Kirmanji, not Arabic, is the language a Kurdish woman speaks to the baby at her breast. At the time when I lived in Syria, my Kurdish friends hid Kirmanji literature in their homes, because it was illegal to read or write in Kirmanji. At their Nuroz festivals and at weddings the Kurds recite poetry and sing songs in Kirmanji, so that their children won’t forget the language they are not allowed to read or write.
Sanaa told us that her sister would be married at the end of the month, that there would be dancing, and singing in Kirmanji, and music played on the tanbur, a stringed instrument beloved of the Kurds. Family members would honor the bride and groom by reciting Kurdish love poems, though the books they came from were illegal to print and distribute in Syria.

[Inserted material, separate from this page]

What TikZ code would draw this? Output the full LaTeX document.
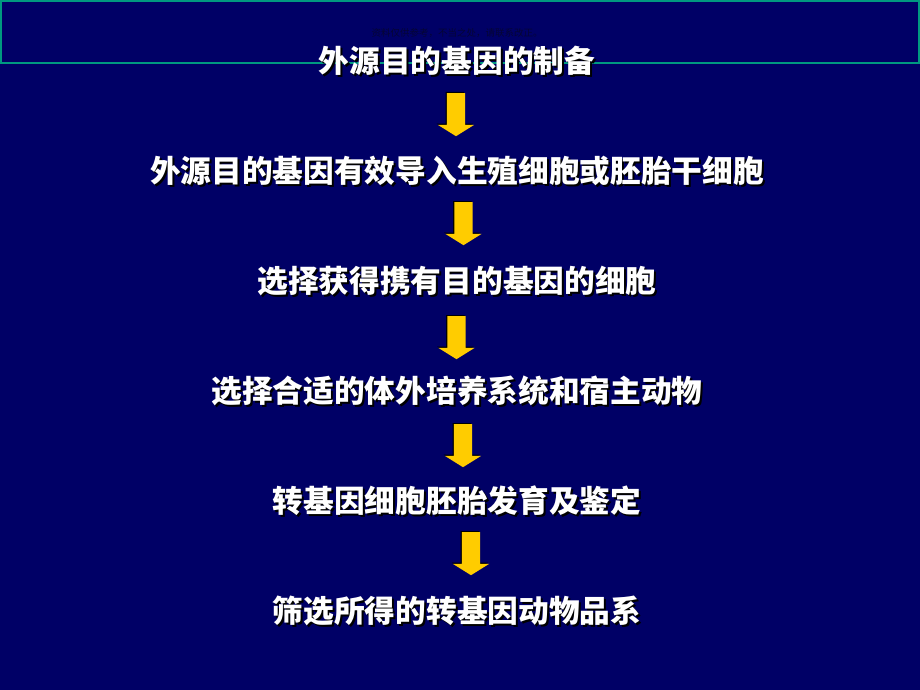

“The mullah came and told my father not to allow alcohol or pork at the wedding—and not to spend money on the feast, neither food nor drink, for that would wipe out the blessing,” Sanaa told us.
And she went on, “But the wedding must be Kurdish. We will feast and sing and dance. On that day, we will forget about Islam.”
In the northern part of Syria, called Kurdistan only in whispers, the Kurds still hold tightly to their songs and poetry and music, teaching these things to the next generation in quiet courtyards and inner rooms.
I pulled out my memo pad and wrote down Sanaa’s words as we sipped our tea. I didn’t want to forget.
Then the Call to Prayer broke our silence, invading the air around us. This was the same recording—the same male voice I heard broadcast five times a day, the same voice that called out from every mosque in Syria. In the old days, muezzins used to climb the minaret to chant the call to prayer for their community—but now the muezzin simply presses a play button. Or maybe the recording is set on a timer nowadays and there isn’t a real muezzin at all.
God is Great
is his prophet
Five times a day we heard the Call to Prayer, and I found that I was beginning to understand the Arabic words.
Rise up to pray
Sanaa spoke in a low voice, “But no one is praying.”